Make absolutely sure you are using the up to date code. cd build rm -rf * cmake .. make -j

hieuhoang commented 7 years ago

also try using 1 gpu, then 2, then 3, and let me know if it works

alvations commented 7 years ago

Thanks @hieuhoang !!

I didn't build properly previously, force removing the build and re-compiling + re-making worked =)

I've tried all parameters, it worked for all --devices settings.

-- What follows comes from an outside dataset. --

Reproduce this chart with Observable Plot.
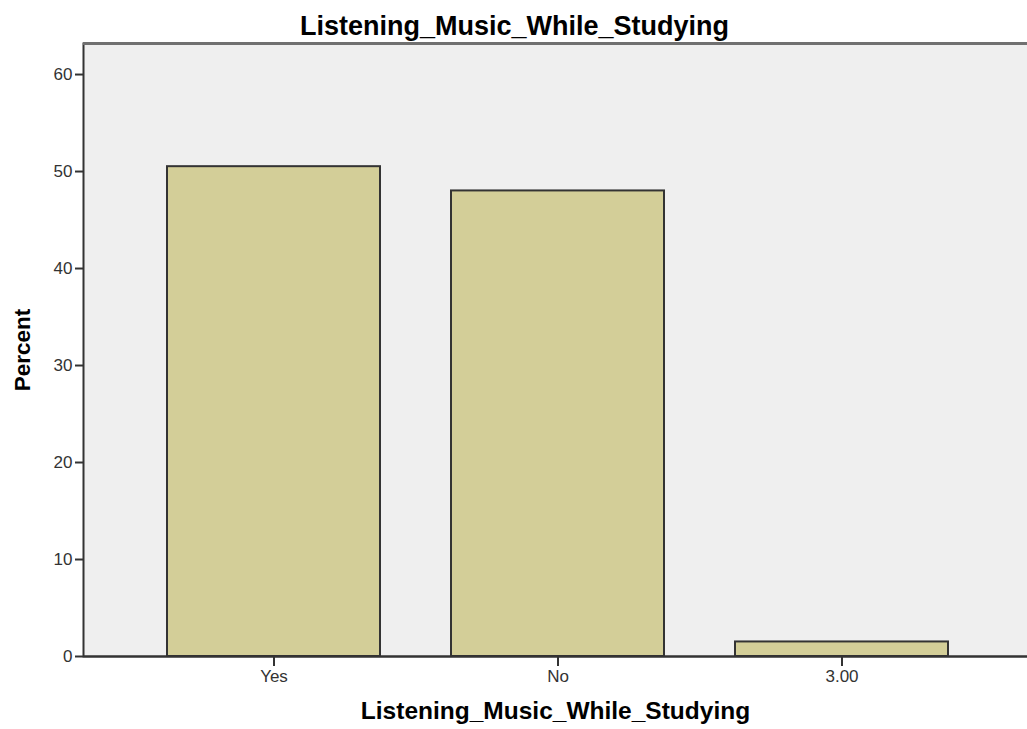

hieuhoang commented 7 years ago

cheers. I'm gonna make a reg test with your model so it amun doesn't fall out of bed again. Howl if you object

alvations commented 7 years ago

No objections =)

Thank you again!!

On 12 Jul 2017 7:14 p.m., "Hieu Hoang" notifications@github.com wrote:

cheers. I'm gonna make a reg test with your model so it amun doesn't fall out of bed again. Howl if you object

— You are receiving this because you commented. Reply to this email directly, view it on GitHub https://github.com/marian-nmt/marian/issues/50#issuecomment-314738821, or mute the thread https://github.com/notifications/unsubscribe-auth/ABAGzEUvNJcWdiY9cs23pzaoUok2NdeSks5sNKqfgaJpZM4MX3Dn .

mkaeshammer commented 7 years ago

Finally found the time to test as well. No error anymore. Great work - thank you very much!!